▶ **Your goal**
Return each line of the material verbatim.

▶ **Data block**
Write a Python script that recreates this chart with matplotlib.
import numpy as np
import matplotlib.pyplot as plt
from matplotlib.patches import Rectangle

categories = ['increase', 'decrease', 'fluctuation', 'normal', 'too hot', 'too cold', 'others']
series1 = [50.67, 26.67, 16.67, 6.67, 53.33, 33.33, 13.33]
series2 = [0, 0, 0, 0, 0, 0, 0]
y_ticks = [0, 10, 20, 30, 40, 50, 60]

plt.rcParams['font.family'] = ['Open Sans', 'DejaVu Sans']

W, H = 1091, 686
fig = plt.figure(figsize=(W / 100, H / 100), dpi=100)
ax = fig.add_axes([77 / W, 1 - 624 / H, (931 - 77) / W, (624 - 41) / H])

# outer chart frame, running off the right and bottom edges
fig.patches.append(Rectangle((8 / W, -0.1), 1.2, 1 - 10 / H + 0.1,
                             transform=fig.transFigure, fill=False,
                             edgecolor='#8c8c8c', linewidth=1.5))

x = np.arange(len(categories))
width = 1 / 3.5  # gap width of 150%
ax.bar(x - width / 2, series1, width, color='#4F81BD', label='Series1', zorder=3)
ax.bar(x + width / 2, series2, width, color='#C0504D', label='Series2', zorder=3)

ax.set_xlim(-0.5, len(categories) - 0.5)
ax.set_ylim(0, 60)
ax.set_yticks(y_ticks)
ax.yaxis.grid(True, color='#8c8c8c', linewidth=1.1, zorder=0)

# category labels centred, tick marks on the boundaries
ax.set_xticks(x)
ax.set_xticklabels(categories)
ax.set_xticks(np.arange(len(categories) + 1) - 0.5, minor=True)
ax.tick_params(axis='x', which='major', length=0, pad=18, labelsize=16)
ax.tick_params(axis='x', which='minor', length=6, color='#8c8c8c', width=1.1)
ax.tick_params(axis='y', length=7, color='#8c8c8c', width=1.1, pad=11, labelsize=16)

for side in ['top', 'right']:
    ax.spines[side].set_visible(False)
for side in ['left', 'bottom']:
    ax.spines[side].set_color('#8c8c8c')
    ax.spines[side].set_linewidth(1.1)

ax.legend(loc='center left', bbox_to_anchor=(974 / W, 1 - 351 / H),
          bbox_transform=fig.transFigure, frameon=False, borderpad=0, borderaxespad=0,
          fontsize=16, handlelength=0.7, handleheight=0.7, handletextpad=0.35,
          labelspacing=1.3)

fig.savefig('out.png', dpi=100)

▶ **Complete response**
Write a Python script that recreates this chart with matplotlib.
import numpy as np
import matplotlib.pyplot as plt
from matplotlib.patches import Rectangle

categories = ['increase', 'decrease', 'fluctuation', 'normal', 'too hot', 'too cold', 'others']
series1 = [50.67, 26.67, 16.67, 6.67, 53.33, 33.33, 13.33]
series2 = [0, 0, 0, 0, 0, 0, 0]
y_ticks = [0, 10, 20, 30, 40, 50, 60]

plt.rcParams['font.family'] = ['Open Sans', 'DejaVu Sans']

W, H = 1091, 686
fig = plt.figure(figsize=(W / 100, H / 100), dpi=100)
ax = fig.add_axes([77 / W, 1 - 624 / H, (931 - 77) / W, (624 - 41) / H])

# outer chart frame, running off the right and bottom edges
fig.patches.append(Rectangle((8 / W, -0.1), 1.2, 1 - 10 / H + 0.1,
                             transform=fig.transFigure, fill=False,
                             edgecolor='#8c8c8c', linewidth=1.5))

x = np.arange(len(categories))
width = 1 / 3.5  # gap width of 150%
ax.bar(x - width / 2, series1, width, color='#4F81BD', label='Series1', zorder=3)
ax.bar(x + width / 2, series2, width, color='#C0504D', label='Series2', zorder=3)

ax.set_xlim(-0.5, len(categories) - 0.5)
ax.set_ylim(0, 60)
ax.set_yticks(y_ticks)
ax.yaxis.grid(True, color='#8c8c8c', linewidth=1.1, zorder=0)

# category labels centred, tick marks on the boundaries
ax.set_xticks(x)
ax.set_xticklabels(categories)
ax.set_xticks(np.arange(len(categories) + 1) - 0.5, minor=True)
ax.tick_params(axis='x', which='major', length=0, pad=18, labelsize=16)
ax.tick_params(axis='x', which='minor', length=6, color='#8c8c8c', width=1.1)
ax.tick_params(axis='y', length=7, color='#8c8c8c', width=1.1, pad=11, labelsize=16)

for side in ['top', 'right']:
    ax.spines[side].set_visible(False)
for side in ['left', 'bottom']:
    ax.spines[side].set_color('#8c8c8c')
    ax.spines[side].set_linewidth(1.1)

ax.legend(loc='center left', bbox_to_anchor=(974 / W, 1 - 351 / H),
          bbox_transform=fig.transFigure, frameon=False, borderpad=0, borderaxespad=0,
          fontsize=16, handlelength=0.7, handleheight=0.7, handletextpad=0.35,
          labelspacing=1.3)

fig.savefig('out.png', dpi=100)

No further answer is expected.